Saved entries
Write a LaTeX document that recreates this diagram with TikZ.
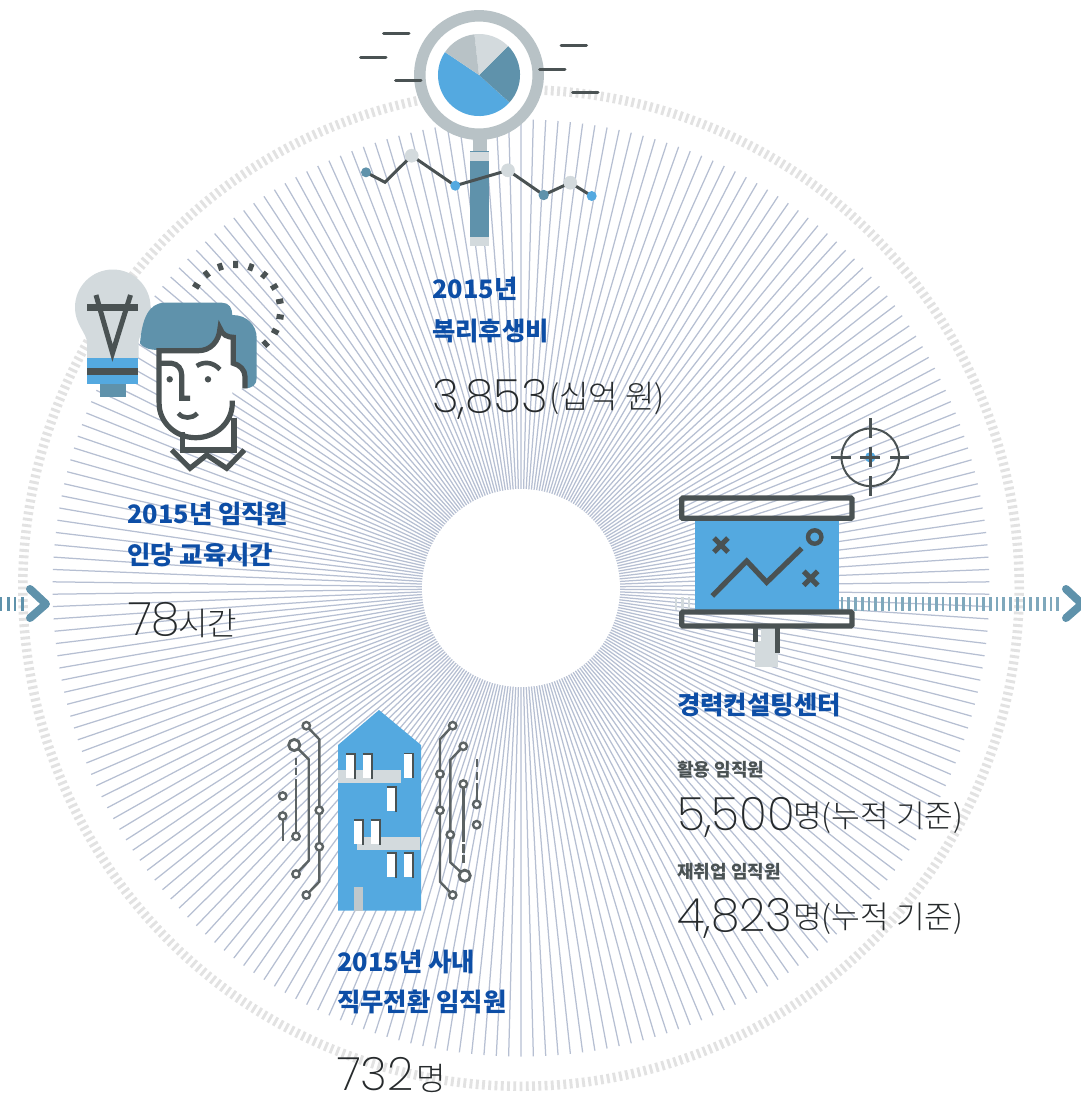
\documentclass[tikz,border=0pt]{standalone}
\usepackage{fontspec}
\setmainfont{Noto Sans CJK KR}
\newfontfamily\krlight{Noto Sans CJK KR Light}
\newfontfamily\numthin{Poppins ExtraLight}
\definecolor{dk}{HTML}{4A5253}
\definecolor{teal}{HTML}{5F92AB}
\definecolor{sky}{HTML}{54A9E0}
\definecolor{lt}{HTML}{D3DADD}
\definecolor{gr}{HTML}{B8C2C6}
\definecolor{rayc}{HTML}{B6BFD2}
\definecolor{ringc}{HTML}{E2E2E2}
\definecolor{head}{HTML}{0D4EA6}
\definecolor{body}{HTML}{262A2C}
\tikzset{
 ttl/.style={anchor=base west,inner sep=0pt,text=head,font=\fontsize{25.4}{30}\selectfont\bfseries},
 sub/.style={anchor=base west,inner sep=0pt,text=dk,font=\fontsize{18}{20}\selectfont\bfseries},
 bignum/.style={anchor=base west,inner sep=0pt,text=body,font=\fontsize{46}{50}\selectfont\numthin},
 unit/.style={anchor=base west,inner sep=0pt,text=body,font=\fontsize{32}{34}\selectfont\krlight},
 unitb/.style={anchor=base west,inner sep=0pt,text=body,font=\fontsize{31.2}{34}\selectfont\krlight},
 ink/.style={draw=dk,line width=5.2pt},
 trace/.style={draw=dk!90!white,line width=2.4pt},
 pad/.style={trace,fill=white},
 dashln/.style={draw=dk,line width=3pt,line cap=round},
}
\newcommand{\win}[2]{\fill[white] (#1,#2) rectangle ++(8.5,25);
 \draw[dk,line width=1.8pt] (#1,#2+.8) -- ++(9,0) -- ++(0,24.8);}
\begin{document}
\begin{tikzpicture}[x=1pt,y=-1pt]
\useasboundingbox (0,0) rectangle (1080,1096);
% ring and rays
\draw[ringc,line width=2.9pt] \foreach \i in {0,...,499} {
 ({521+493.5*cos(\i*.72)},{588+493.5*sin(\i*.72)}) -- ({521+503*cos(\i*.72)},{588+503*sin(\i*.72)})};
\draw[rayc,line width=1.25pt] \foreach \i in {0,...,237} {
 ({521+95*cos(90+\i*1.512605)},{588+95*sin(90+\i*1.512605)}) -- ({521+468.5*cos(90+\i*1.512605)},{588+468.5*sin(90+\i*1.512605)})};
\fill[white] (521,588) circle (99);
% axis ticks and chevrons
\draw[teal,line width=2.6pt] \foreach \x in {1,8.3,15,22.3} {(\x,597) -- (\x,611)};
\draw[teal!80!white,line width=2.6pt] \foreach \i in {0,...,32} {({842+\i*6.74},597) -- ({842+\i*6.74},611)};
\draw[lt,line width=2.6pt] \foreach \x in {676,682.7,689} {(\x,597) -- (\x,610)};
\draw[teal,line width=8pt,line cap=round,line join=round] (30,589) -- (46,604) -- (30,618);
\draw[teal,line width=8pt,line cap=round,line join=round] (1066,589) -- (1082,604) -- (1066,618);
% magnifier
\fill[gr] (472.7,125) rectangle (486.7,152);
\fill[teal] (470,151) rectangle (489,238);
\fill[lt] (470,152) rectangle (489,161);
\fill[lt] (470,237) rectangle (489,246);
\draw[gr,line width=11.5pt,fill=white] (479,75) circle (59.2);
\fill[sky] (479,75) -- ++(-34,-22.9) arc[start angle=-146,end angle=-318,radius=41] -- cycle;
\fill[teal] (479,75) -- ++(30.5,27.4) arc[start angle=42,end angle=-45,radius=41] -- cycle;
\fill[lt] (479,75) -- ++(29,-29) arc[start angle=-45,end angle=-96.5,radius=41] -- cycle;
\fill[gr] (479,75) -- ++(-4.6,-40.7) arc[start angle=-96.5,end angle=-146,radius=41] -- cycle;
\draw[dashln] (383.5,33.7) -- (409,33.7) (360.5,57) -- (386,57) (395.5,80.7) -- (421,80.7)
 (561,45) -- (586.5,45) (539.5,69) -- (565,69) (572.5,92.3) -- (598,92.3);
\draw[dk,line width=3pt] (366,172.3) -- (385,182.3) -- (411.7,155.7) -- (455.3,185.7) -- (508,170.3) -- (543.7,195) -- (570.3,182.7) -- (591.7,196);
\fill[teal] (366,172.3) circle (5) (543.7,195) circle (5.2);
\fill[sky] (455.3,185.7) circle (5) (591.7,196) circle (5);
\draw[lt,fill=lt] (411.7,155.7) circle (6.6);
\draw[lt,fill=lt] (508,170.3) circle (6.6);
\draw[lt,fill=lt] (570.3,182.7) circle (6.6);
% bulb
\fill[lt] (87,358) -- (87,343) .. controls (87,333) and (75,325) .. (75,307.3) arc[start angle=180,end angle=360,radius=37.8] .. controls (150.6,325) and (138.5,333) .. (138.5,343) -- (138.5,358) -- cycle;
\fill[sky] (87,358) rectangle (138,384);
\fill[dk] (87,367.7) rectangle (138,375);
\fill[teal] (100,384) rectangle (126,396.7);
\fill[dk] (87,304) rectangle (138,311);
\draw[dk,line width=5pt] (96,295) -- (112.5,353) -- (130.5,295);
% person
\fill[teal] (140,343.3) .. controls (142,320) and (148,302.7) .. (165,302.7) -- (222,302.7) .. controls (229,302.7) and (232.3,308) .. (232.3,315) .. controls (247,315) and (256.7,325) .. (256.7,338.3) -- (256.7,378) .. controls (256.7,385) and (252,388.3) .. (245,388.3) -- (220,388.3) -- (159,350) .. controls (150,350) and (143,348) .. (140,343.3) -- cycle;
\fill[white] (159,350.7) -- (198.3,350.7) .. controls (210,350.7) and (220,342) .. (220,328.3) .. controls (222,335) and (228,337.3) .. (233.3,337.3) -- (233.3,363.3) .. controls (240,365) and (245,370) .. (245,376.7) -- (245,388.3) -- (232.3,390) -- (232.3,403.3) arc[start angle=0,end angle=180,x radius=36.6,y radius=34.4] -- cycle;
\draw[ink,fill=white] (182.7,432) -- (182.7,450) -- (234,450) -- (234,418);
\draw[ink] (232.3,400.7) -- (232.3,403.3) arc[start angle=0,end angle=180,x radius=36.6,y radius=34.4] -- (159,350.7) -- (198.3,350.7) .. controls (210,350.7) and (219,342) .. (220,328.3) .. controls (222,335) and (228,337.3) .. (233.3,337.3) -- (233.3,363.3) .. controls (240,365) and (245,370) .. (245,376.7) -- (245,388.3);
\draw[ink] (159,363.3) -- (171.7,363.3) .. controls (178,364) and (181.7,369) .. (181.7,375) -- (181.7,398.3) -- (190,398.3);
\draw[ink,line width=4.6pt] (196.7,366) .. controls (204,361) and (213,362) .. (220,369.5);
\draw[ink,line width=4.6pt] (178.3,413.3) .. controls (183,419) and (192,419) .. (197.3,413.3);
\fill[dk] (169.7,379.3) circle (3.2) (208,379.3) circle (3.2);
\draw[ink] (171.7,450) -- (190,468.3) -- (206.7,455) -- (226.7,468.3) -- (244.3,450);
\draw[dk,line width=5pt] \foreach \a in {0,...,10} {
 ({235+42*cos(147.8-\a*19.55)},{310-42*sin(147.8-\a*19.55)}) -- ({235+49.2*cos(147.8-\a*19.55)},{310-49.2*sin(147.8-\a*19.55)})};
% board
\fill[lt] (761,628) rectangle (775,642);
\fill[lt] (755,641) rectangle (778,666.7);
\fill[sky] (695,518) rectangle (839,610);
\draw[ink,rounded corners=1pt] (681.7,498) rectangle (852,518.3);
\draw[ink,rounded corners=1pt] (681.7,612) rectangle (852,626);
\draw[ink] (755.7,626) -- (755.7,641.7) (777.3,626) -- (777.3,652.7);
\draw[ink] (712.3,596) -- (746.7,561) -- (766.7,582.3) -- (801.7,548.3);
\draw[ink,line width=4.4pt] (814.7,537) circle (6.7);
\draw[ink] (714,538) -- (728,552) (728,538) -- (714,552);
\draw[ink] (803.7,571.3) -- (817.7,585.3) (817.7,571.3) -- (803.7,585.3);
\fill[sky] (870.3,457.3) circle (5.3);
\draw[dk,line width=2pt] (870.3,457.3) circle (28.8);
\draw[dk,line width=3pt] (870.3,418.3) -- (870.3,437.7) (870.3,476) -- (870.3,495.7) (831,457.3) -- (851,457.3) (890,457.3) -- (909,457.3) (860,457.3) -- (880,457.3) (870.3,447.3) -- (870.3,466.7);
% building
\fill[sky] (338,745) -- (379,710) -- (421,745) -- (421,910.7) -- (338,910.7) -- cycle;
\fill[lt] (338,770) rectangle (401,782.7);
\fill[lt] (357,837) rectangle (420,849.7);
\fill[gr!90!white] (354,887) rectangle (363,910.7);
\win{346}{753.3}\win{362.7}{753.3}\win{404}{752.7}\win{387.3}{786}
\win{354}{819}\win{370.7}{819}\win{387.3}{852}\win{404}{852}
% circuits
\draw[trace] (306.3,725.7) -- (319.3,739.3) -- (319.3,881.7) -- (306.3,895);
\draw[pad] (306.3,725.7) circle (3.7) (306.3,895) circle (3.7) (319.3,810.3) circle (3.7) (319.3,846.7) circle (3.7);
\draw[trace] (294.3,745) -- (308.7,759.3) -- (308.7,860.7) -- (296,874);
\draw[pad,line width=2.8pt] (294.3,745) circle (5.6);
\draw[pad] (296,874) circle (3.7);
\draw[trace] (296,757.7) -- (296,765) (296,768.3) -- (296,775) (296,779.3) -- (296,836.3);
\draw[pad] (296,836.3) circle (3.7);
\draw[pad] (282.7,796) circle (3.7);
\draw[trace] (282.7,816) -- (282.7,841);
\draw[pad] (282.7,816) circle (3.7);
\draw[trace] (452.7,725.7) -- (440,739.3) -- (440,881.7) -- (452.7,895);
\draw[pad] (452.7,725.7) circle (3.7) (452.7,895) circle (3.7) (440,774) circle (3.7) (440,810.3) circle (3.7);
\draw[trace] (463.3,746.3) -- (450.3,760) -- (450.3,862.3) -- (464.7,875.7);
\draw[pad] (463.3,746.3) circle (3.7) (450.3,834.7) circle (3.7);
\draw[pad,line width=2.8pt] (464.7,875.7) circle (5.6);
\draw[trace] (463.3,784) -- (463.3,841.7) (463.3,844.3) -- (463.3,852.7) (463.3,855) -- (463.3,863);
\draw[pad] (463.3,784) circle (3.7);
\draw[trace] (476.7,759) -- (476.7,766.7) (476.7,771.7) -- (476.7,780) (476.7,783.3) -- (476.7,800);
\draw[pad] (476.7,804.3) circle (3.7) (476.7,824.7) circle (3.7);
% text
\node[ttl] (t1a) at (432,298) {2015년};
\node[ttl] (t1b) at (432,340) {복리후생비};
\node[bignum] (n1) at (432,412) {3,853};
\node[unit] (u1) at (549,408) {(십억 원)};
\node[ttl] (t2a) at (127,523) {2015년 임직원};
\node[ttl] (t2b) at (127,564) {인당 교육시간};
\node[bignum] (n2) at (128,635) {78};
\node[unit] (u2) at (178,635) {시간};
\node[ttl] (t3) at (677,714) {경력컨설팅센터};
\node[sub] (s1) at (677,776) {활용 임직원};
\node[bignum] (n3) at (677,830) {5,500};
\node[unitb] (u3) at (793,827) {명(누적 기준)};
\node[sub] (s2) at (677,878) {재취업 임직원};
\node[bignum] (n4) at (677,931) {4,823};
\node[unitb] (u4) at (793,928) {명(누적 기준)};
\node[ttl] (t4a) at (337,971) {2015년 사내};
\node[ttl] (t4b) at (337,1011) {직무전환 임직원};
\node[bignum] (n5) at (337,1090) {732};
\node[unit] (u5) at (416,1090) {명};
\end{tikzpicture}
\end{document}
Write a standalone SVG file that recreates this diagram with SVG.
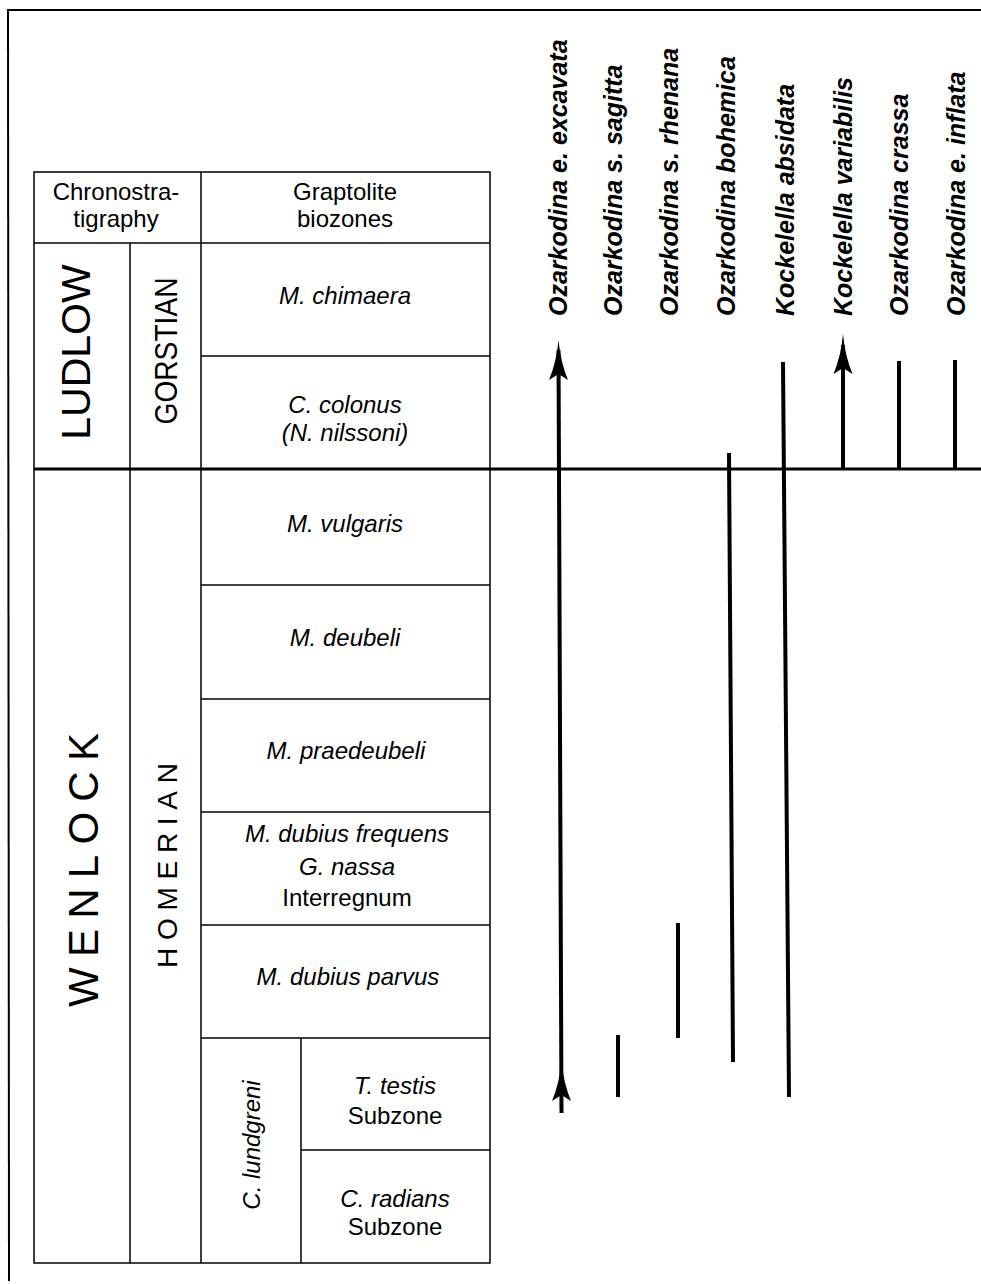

> [GIVEN PROBLEM]:
Take every line above carrying "with" and return it.

> [CORRECT RESPONSE]:
Write a LaTeX document that recreates this diagram with TikZ.
Write a standalone SVG file that recreates this diagram with SVG.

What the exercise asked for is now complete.